Mientras consigue plata para comprar una nueva cámara vende gaseosas con una neverita de icopor en la playa donde lo encontré con su cara de no hacerle mal a nadie rodeado de cuatro muchachas primorosas en vestidos de baño. Rubén las hacía felices con cada frase. Me acerqué y le pregunté en qué iba a terminar su “oficio” ahora que estaba sin cámara. Me dijo: “Es una cuenta de cobro, mi hermano. To... todo tiene su precio... su precio”.

***

Sería interesante saber cuántos hombres y mujeres recurren a la pornografía en Colombia. O que se midiera la violencia que genera. Es obvio que si no hubiera compradores no existiría la enorme oferta. Por otro lado se sabe que la utilización de ese material no tiene relación con el aumento de los delitos sexuales. Al contrario, algunos estudios indican que los delincuentes sexuales son los individuos que están menos expuestos a la pornografía. ¿Será que la pornografía tiene una función social así como el onanismo? Se sabe, por ejemplo, que individuos que se masturban son menos violentos que los que no se masturban. Pero hay una realidad innegable y es que día a día la ciudad se prostituye y ya no importa el tipo de necesidad que tengan las muchachas ni el tipo de barrio de donde salen.

Los terrenos de la prostitución y la pornografía han cambiado así como la noción de moral y de higiene, los espacios públicos y las normas. Los lugares de ejercicios ya no son las mancebías y zonas de tolerancia. Han surgido nuevos actores y se han multiplicado las especialidades de acuerdo a la modernización de la ciudad.

A pesar del refinamiento, el desconocimiento impera. Por ejemplo: Rubén no sabe que por algunas de esas fotos podría enfrentar de dos a cuatro años de prisión.

El ojo del pornógrafoEl sólo ejercicio de la prostitución no es punible pero sí la inducción a ésta. ¿Será que cuando Rubén dispara su cámara está “induciendo” a la prostitución? Muchos dirán que no, que esa sólo cuestión artística. Pero: “El que con el ánimo de lucrarse o para satisfacer los deseos de otro, induzca al comercio carnal o a la prostitución a otra persona, incurrirá en prisión de dos (2) a cuatro (4) años y multa de cincuenta (50) a quinientos (500) salarios mínimos legales mensuales vigentes”, reza el artículo 213 del Código Penal.

La Unicef incluyó, desde finales de 1994, a Colombia en un listado de países que ofrecen planes sexuales con niños como modalidad turística.
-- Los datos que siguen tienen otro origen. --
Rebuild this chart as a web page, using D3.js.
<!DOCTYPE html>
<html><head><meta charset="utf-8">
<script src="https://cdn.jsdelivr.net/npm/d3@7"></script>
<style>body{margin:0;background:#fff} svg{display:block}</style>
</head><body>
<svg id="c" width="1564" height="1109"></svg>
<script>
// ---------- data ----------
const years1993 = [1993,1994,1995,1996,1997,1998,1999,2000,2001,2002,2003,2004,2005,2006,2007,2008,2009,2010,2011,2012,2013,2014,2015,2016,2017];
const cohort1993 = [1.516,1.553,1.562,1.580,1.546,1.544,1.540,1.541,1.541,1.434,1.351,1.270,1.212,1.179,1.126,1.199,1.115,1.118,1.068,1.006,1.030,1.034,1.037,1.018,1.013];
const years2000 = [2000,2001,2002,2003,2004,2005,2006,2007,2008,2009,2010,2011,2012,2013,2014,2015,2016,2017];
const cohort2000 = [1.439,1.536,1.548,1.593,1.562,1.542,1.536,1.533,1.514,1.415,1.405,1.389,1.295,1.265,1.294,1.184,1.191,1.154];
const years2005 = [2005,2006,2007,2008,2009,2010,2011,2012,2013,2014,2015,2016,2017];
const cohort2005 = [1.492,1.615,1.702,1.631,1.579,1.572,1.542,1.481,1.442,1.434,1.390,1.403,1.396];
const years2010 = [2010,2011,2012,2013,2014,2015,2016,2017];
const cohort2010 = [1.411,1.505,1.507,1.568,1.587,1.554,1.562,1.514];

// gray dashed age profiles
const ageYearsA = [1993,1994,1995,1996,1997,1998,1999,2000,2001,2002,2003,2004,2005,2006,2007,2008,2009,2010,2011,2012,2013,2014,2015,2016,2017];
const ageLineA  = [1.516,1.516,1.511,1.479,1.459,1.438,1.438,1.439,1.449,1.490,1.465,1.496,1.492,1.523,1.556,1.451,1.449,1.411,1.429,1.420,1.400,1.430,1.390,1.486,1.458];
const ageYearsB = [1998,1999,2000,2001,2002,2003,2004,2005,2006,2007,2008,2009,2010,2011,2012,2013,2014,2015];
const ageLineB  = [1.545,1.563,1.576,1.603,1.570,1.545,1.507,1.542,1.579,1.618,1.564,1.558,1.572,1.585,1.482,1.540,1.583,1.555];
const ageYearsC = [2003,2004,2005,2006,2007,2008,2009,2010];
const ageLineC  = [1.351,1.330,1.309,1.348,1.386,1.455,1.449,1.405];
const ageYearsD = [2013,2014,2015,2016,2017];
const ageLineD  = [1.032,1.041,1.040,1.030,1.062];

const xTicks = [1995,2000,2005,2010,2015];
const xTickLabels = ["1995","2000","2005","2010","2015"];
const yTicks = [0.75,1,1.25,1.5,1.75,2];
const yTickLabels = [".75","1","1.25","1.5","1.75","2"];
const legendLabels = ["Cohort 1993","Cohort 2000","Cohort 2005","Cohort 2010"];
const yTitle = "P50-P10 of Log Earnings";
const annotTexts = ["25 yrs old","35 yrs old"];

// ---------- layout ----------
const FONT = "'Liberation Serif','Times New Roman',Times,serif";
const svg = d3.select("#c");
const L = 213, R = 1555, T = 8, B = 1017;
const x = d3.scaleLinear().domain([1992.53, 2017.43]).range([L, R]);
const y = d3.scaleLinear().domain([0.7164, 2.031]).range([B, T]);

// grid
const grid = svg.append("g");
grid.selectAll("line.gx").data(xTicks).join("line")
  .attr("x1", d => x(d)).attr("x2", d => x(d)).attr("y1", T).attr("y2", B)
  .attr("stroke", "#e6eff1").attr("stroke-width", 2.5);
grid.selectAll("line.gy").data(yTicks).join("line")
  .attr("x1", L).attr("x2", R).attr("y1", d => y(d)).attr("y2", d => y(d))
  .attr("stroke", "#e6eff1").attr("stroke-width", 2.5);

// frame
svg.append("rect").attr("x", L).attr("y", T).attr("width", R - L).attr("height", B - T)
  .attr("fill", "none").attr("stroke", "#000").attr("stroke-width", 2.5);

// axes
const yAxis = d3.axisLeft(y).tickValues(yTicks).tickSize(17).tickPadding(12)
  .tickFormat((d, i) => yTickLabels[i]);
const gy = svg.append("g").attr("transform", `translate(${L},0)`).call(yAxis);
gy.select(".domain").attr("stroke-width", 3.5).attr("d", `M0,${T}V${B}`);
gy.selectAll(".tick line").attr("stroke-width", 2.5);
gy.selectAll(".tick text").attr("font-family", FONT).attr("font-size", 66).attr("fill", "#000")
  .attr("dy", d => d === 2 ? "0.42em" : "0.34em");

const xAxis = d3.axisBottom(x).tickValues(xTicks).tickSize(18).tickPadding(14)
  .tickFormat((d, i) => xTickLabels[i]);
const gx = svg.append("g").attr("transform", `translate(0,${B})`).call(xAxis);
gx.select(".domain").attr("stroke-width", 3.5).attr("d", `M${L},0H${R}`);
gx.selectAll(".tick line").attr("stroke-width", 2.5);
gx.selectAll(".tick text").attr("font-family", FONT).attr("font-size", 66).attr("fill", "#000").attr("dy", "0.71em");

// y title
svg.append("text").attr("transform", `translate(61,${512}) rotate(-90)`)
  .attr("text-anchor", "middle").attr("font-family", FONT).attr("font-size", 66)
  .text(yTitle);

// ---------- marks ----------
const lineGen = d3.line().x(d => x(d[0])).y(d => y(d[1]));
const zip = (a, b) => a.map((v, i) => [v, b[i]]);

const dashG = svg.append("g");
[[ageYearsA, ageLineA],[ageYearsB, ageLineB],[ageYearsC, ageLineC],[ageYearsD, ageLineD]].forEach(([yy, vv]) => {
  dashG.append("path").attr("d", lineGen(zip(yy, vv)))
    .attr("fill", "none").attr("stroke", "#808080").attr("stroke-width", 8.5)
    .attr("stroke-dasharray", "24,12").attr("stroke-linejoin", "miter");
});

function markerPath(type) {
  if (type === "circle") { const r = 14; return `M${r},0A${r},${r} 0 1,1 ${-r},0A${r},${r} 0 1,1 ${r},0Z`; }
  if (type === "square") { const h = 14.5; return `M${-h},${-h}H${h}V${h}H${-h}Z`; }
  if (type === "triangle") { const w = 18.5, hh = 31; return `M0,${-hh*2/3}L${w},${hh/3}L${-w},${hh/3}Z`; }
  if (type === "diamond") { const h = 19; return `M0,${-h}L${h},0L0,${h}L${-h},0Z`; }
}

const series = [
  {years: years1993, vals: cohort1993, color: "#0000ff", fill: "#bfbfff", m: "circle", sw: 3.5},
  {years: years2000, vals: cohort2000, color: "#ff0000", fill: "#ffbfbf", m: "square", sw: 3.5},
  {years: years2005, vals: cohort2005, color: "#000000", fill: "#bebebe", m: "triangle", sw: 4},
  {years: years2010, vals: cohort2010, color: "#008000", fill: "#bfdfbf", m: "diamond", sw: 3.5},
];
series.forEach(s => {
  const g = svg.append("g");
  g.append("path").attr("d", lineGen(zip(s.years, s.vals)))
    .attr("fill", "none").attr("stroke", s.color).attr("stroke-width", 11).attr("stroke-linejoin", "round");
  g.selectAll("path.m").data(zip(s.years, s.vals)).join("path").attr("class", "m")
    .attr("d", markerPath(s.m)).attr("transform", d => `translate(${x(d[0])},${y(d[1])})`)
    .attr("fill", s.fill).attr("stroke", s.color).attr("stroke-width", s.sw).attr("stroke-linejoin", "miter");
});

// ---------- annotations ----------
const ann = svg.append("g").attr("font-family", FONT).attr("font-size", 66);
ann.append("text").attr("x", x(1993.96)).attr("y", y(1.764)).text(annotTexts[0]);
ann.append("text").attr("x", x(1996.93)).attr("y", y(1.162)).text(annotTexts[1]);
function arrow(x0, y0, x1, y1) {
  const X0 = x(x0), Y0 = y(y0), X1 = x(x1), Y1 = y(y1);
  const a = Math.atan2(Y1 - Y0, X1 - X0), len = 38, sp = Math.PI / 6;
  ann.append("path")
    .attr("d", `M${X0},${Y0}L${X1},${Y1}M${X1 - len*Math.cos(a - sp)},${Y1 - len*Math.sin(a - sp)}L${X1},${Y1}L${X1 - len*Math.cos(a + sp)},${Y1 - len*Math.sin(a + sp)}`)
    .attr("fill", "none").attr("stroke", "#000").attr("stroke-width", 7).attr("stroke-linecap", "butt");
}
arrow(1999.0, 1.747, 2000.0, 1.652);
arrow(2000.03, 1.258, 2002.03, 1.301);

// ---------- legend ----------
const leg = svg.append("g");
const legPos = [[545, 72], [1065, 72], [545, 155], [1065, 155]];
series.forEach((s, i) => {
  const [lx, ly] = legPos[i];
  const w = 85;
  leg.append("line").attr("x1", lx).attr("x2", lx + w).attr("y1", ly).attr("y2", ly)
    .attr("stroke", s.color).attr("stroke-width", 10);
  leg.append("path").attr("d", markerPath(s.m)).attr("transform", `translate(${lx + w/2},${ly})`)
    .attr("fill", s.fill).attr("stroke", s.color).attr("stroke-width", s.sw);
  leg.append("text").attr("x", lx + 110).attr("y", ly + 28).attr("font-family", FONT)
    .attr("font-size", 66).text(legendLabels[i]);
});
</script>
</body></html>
Otros países son Bangladesh, Argentina, Costa de Marfil y Sri Lanka.

Según la Interpol y el Departamento Administrativo de Seguridad (DAS) en Colombia la prostitución infantil aumentó en 1998 a más de 35 mil menores. En el año 2000 el número aumentó a 20.000 en las ciudades de Bogotá, Medellín, Pereira, Cali y Cartagena.

Sólo en Cartagena el número de casos registrados en 2000 fue de 1.200. Según datos recientes 62 de cada 100 de estos muchachos ingieren drogas. Y según Renacer, en el caso de la prostitución, la probabilidad de recuperación está alrededor del 30% mientras que en el de drogadicción de 70%. O sea que es más fácil que un niño salga de las drogas que de la prostitución. En Cartagena por cada 10 niños dedicados a la prostitución sólo 1 tiene la oportunidad de ser rehabilitado. Sus edades oscilan entre los 10 y los 18 años. El 61% de estos casos son de Cartagena, el resto provienen de Medellín, Montería, Barranquilla, San Juan de Nepomuceno y Magangué.
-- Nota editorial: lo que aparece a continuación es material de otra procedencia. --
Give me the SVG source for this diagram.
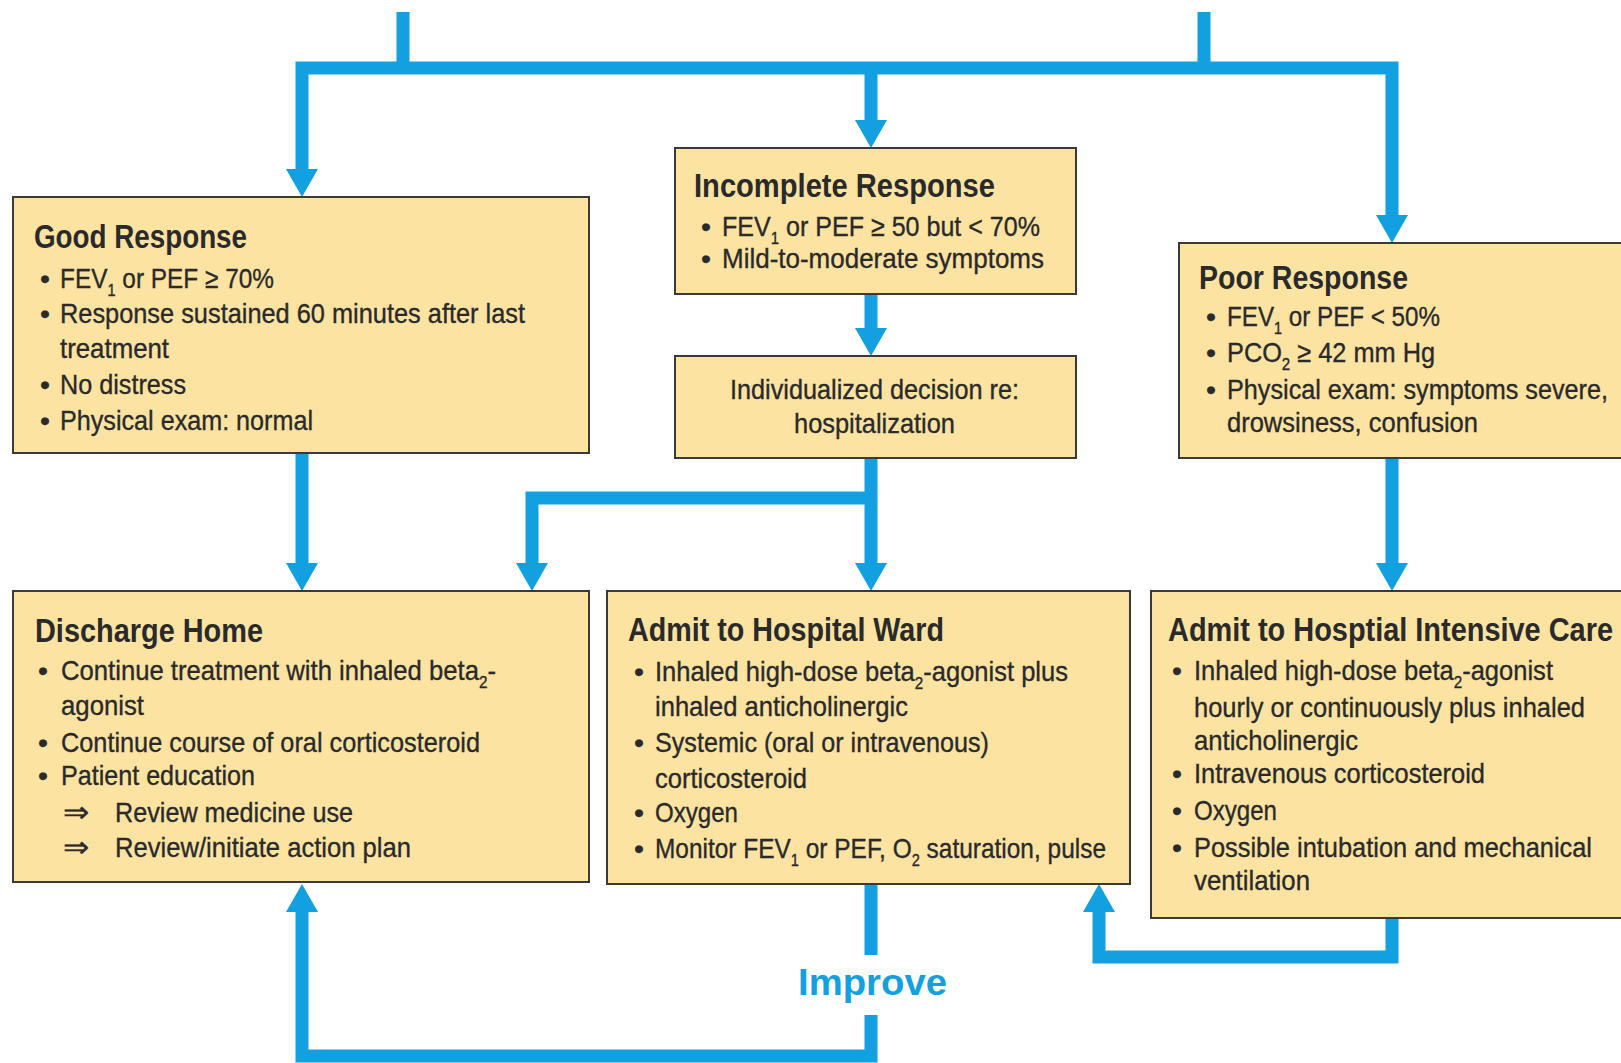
<svg xmlns="http://www.w3.org/2000/svg" width="1621" height="1063" viewBox="0 0 1621 1063">
<style>
.box{fill:#FCE3A2;stroke:#3a3a3a;stroke-width:2}
.t{font-family:"Liberation Sans",Arial,sans-serif;font-size:34px;font-weight:bold;fill:#2a2a2a}
.b{font-family:"Liberation Sans",Arial,sans-serif;font-size:28.5px;fill:#2a2a2a;stroke:#2a2a2a;stroke-width:0.35}
.s{font-size:17px}
.ln{fill:none;stroke:#12A0E0;stroke-width:13;stroke-linejoin:miter;stroke-linecap:butt}
.ah{fill:#12A0E0}
.imp{font-family:"Liberation Sans",Arial,sans-serif;font-size:36px;font-weight:bold;fill:#12A0E0}
</style>
<rect width="1621" height="1063" fill="#ffffff"/>
<g id="connectors">
<path class="ln" d="M403,12 V68"/>
<path class="ln" d="M1204,12 V68"/>
<path class="ln" d="M302,171 V68 H1392 V217"/>
<path class="ln" d="M871,68 V122"/>
<polygon class="ah" points="286,169 318,169 302,197"/>
<polygon class="ah" points="855,120 887,120 871,148"/>
<polygon class="ah" points="1376,215 1408,215 1392,243"/>
<path class="ln" d="M302,453 V565"/>
<polygon class="ah" points="286,563 318,563 302,591"/>
<path class="ln" d="M871,294 V330"/>
<polygon class="ah" points="855,328 887,328 871,356"/>
<path class="ln" d="M871,458 V565"/>
<polygon class="ah" points="855,563 887,563 871,591"/>
<path class="ln" d="M871,498 H532 V565"/>
<polygon class="ah" points="516,563 548,563 532,591"/>
<path class="ln" d="M1392,458 V565"/>
<polygon class="ah" points="1376,563 1408,563 1392,591"/>
<path class="ln" d="M871,884 V955"/>
<path class="ln" d="M871,1015 V1056 H302 V910"/>
<polygon class="ah" points="286,912 318,912 302,884"/>
<path class="ln" d="M1392,918 V957 H1099 V910"/>
<polygon class="ah" points="1083,912 1115,912 1099,884"/>
<text class="imp" x="798" y="995" textLength="149" lengthAdjust="spacingAndGlyphs">Improve</text>
</g>
<g id="good-response">
<rect class="box" x="13" y="197" width="576" height="256"/>
<text class="t" x="34" y="248" textLength="213" lengthAdjust="spacingAndGlyphs">Good Response</text>
<text class="b" x="40" y="288">•</text>
<text class="b" x="60" y="288" textLength="214" lengthAdjust="spacingAndGlyphs">FEV<tspan class="s" dy="8">1</tspan><tspan dy="-8"> or PEF ≥ 70%</tspan></text>
<text class="b" x="40" y="323">•</text>
<text class="b" x="60" y="323" textLength="465" lengthAdjust="spacingAndGlyphs">Response sustained 60 minutes after last</text>
<text class="b" x="60" y="358" textLength="109" lengthAdjust="spacingAndGlyphs">treatment</text>
<text class="b" x="40" y="394">•</text>
<text class="b" x="60" y="394" textLength="126" lengthAdjust="spacingAndGlyphs">No distress</text>
<text class="b" x="40" y="430">•</text>
<text class="b" x="60" y="430" textLength="253" lengthAdjust="spacingAndGlyphs">Physical exam: normal</text>
</g>
<g id="incomplete-response">
<rect class="box" x="675" y="148" width="401" height="146"/>
<text class="t" x="694" y="197" textLength="301" lengthAdjust="spacingAndGlyphs">Incomplete Response</text>
<text class="b" x="701" y="236">•</text>
<text class="b" x="722" y="236" textLength="318" lengthAdjust="spacingAndGlyphs">FEV<tspan class="s" dy="8">1</tspan><tspan dy="-8"> or PEF ≥ 50 but &lt; 70%</tspan></text>
<text class="b" x="701" y="268">•</text>
<text class="b" x="722" y="268" textLength="322" lengthAdjust="spacingAndGlyphs">Mild-to-moderate symptoms</text>
</g>
<g id="individualized-decision">
<rect class="box" x="675" y="356" width="401" height="102"/>
<text class="b" x="730" y="399" textLength="289" lengthAdjust="spacingAndGlyphs">Individualized decision re:</text>
<text class="b" x="794" y="433" textLength="161" lengthAdjust="spacingAndGlyphs">hospitalization</text>
</g>
<g id="poor-response">
<rect class="box" x="1179" y="243" width="460" height="215"/>
<text class="t" x="1199" y="289" textLength="209" lengthAdjust="spacingAndGlyphs">Poor Response</text>
<text class="b" x="1206" y="326">•</text>
<text class="b" x="1227" y="326" textLength="213" lengthAdjust="spacingAndGlyphs">FEV<tspan class="s" dy="8">1</tspan><tspan dy="-8"> or PEF &lt; 50%</tspan></text>
<text class="b" x="1206" y="362">•</text>
<text class="b" x="1227" y="362" textLength="208" lengthAdjust="spacingAndGlyphs">PCO<tspan class="s" dy="8">2</tspan><tspan dy="-8"> ≥ 42 mm Hg</tspan></text>
<text class="b" x="1206" y="399">•</text>
<text class="b" x="1227" y="399" textLength="381" lengthAdjust="spacingAndGlyphs">Physical exam: symptoms severe,</text>
<text class="b" x="1227" y="432" textLength="251" lengthAdjust="spacingAndGlyphs">drowsiness, confusion</text>
</g>
<g id="discharge-home">
<rect class="box" x="13" y="591" width="576" height="291"/>
<text class="t" x="35" y="642" textLength="228" lengthAdjust="spacingAndGlyphs">Discharge Home</text>
<text class="b" x="38" y="680">•</text>
<text class="b" x="61" y="680" textLength="435" lengthAdjust="spacingAndGlyphs">Continue treatment with inhaled beta<tspan class="s" dy="8">2</tspan><tspan dy="-8">-</tspan></text>
<text class="b" x="61" y="715" textLength="83" lengthAdjust="spacingAndGlyphs">agonist</text>
<text class="b" x="38" y="752">•</text>
<text class="b" x="61" y="752" textLength="419" lengthAdjust="spacingAndGlyphs">Continue course of oral corticosteroid</text>
<text class="b" x="38" y="785">•</text>
<text class="b" x="61" y="785" textLength="194" lengthAdjust="spacingAndGlyphs">Patient education</text>
<text class="b" x="63" y="822" textLength="26" lengthAdjust="spacingAndGlyphs">⇒</text>
<text class="b" x="115" y="822" textLength="238" lengthAdjust="spacingAndGlyphs">Review medicine use</text>
<text class="b" x="63" y="857" textLength="26" lengthAdjust="spacingAndGlyphs">⇒</text>
<text class="b" x="115" y="857" textLength="296" lengthAdjust="spacingAndGlyphs">Review/initiate action plan</text>
</g>
<g id="admit-ward">
<rect class="box" x="607" y="591" width="523" height="293"/>
<text class="t" x="628" y="641" textLength="316" lengthAdjust="spacingAndGlyphs">Admit to Hospital Ward</text>
<text class="b" x="634" y="681">•</text>
<text class="b" x="655" y="681" textLength="413" lengthAdjust="spacingAndGlyphs">Inhaled high-dose beta<tspan class="s" dy="8">2</tspan><tspan dy="-8">-agonist plus</tspan></text>
<text class="b" x="655" y="716" textLength="253" lengthAdjust="spacingAndGlyphs">inhaled anticholinergic</text>
<text class="b" x="634" y="752">•</text>
<text class="b" x="655" y="752" textLength="334" lengthAdjust="spacingAndGlyphs">Systemic (oral or intravenous)</text>
<text class="b" x="655" y="788" textLength="152" lengthAdjust="spacingAndGlyphs">corticosteroid</text>
<text class="b" x="634" y="822">•</text>
<text class="b" x="655" y="822" textLength="83" lengthAdjust="spacingAndGlyphs">Oxygen</text>
<text class="b" x="634" y="858">•</text>
<text class="b" x="655" y="858" textLength="451" lengthAdjust="spacingAndGlyphs">Monitor FEV<tspan class="s" dy="8">1</tspan><tspan dy="-8"> or PEF, O</tspan><tspan class="s" dy="8">2</tspan><tspan dy="-8"> saturation, pulse</tspan></text>
</g>
<g id="admit-icu">
<rect class="box" x="1151" y="591" width="490" height="327"/>
<text class="t" x="1168" y="641" textLength="445" lengthAdjust="spacingAndGlyphs">Admit to Hosptial Intensive Care</text>
<text class="b" x="1172" y="680">•</text>
<text class="b" x="1194" y="680" textLength="359" lengthAdjust="spacingAndGlyphs">Inhaled high-dose beta<tspan class="s" dy="8">2</tspan><tspan dy="-8">-agonist</tspan></text>
<text class="b" x="1194" y="717" textLength="391" lengthAdjust="spacingAndGlyphs">hourly or continuously plus inhaled</text>
<text class="b" x="1194" y="750" textLength="164" lengthAdjust="spacingAndGlyphs">anticholinergic</text>
<text class="b" x="1172" y="783">•</text>
<text class="b" x="1194" y="783" textLength="291" lengthAdjust="spacingAndGlyphs">Intravenous corticosteroid</text>
<text class="b" x="1172" y="820">•</text>
<text class="b" x="1194" y="820" textLength="83" lengthAdjust="spacingAndGlyphs">Oxygen</text>
<text class="b" x="1172" y="857">•</text>
<text class="b" x="1194" y="857" textLength="398" lengthAdjust="spacingAndGlyphs">Possible intubation and mechanical</text>
<text class="b" x="1194" y="890" textLength="116" lengthAdjust="spacingAndGlyphs">ventilation</text>
</g>
</svg>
Un estudio reciente de Érika Duncan y Hugo Navarro, de la Universidad Jorge Tadeo Lozano, seccional del Caribe, publicado en la revista Noventaynueve (diciembre de 2003) indica que los costos económicos de esta actividad superan los 50 mil millones de pesos del año 2000, cifra que representa el 15% del PIB de la ciudad.

El 66% de los menores entre 7 y 17 años se ubicó por debajo de la línea de pobreza y el 3% de esta población se encuentra en la línea de indigencia, empeorando así el panorama.
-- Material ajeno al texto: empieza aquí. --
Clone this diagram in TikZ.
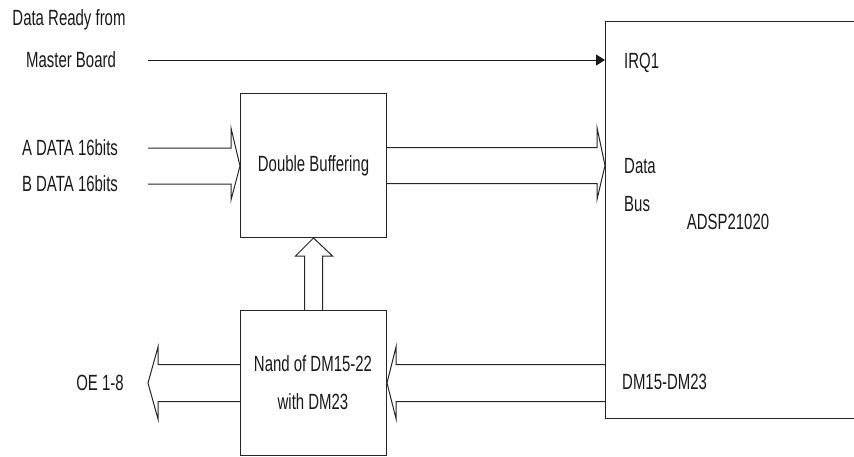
\documentclass[tikz,border=0pt]{standalone}
\usepackage{fontspec}
\setmainfont{Liberation Sans}[FakeStretch=0.68]
\usetikzlibrary{arrows.meta,calc}
\begin{document}
\begin{tikzpicture}[x=1pt,y=-1pt,
  lbl/.style={inner sep=0pt,font=\fontsize{22}{38}\selectfont,text=black!90},
  blk/.style={draw=black!85,line width=1pt,inner sep=0pt,anchor=north west},
  ln/.style={draw=black!90,line width=1pt},
  hollow/.style={draw=black!85,line width=1pt,line join=miter}]
\useasboundingbox (0,0) rectangle (854,456);
% boxes
\node[blk,minimum width=146pt,minimum height=144pt] (db) at (240,93) {};
\node[blk,minimum width=146pt,minimum height=145pt] (nand) at (240,310) {};
\node[blk,minimum width=270pt,minimum height=397pt] (dsp) at (605,21) {};
% box texts
\node[lbl] (dbt) at (db.center) {Double Buffering};
\node[lbl,align=center] (nandt) at (313,383) {Nand of DM15-22\\with DM23};
\node[lbl,anchor=west] (irq) at (624,63) {IRQ1};
\node[lbl,anchor=west,align=left] (bus) at (624,185.5) {Data\\Bus};
\node[lbl] (adsp) at (728,222) {ADSP21020};
\node[lbl,anchor=west] (dm) at (622,382) {DM15-DM23};
% outside labels
\node[lbl] (rdy1) at (69,20) {Data Ready from};
\node[lbl] (rdy2) at (71,60) {Master Board};
\node[lbl] (adata) at (70,148) {A DATA 16bits};
\node[lbl] (bdata) at (70,184) {B DATA 16bits};
\node[lbl] (oe) at (100,383) {OE 1-8};
% free ends
\coordinate (irqs) at (148,60);
\coordinate (abs) at (148,166);
\coordinate (oee) at (148,383);
% IRQ line
\draw[ln,-{Triangle[length=9pt,width=11pt]}] (irqs) -- (irqs -| dsp.west);
% A/B data into double buffer
\path (abs -| db.west) coordinate (t1);
\draw[hollow] ($(abs)+(0,-18)$) -- ($(t1)+(-9,-18)$) -- ($(t1)+(-9,-38)$) -- (t1)
  -- ($(t1)+(-9,34)$) -- ($(t1)+(-9,18)$) -- ($(abs)+(0,18)$);
% data bus from double buffer to dsp
\path (db.east) coordinate (s2);
\path (s2 -| dsp.west) coordinate (t2);
\draw[hollow] ($(s2)+(0,-18)$) -- ($(t2)+(-8,-18)$) -- ($(t2)+(-8,-38)$) -- (t2)
  -- ($(t2)+(-8,34)$) -- ($(t2)+(-8,18)$) -- ($(s2)+(0,18)$);
% up arrow from nand to double buffer
\path (nand.north) coordinate (s3);
\path (db.south) coordinate (t3);
\draw[hollow] ($(s3)+(-9,0)$) -- ($(t3)+(-9,18)$) -- ($(t3)+(-18,18)$) -- (t3)
  -- ($(t3)+(19,18)$) -- ($(t3)+(9,18)$) -- ($(s3)+(9,0)$);
% DM15-DM23 from dsp into nand
\path (nand.east) coordinate (t4);
\path (t4 -| dsp.west) coordinate (s4);
\draw[hollow] ($(s4)+(0,-18.5)$) -- ($(t4)+(9,-18.5)$) -- ($(t4)+(9,-36)$) -- (t4)
  -- ($(t4)+(9,35.5)$) -- ($(t4)+(9,18.5)$) -- ($(s4)+(0,18.5)$);
% OE output
\path (nand.west) coordinate (s5);
\draw[hollow] ($(s5)+(0,-18.5)$) -- ($(oee)+(10,-18.5)$) -- ($(oee)+(10,-36)$) -- (oee)
  -- ($(oee)+(10,36)$) -- ($(oee)+(10,18.5)$) -- ($(s5)+(0,18.5)$);
\end{tikzpicture}
\end{document}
Ya no se trata de la campesina ni de la citadina que deciden tomar ese camino sino de la expansión de un mercado internacional. En esencia es la misma práctica carnal perseguida y al tiempo tolerada, patrocinada y al tiempo penalizada. Una actividad que no temió las pestes medievales ni teme hoy a las plagas contemporáneas.

Pero al final todos somos culpables de alguna manera: el que lo hace por “oficio”, el que compra revistas, el proxeneta, las autoridades que venden la vocación turística de la ciudad no desconociendo que en su interior está la semilla prostibularia. Es culpable el que fisgonea a un pornógrafo para dibujar lo sórdido de su actividad; tanto como tú, holgado lector, que llegaste al final de estas líneas sólo por mera excitación. En realidad todos somos menos morales de lo que creemos.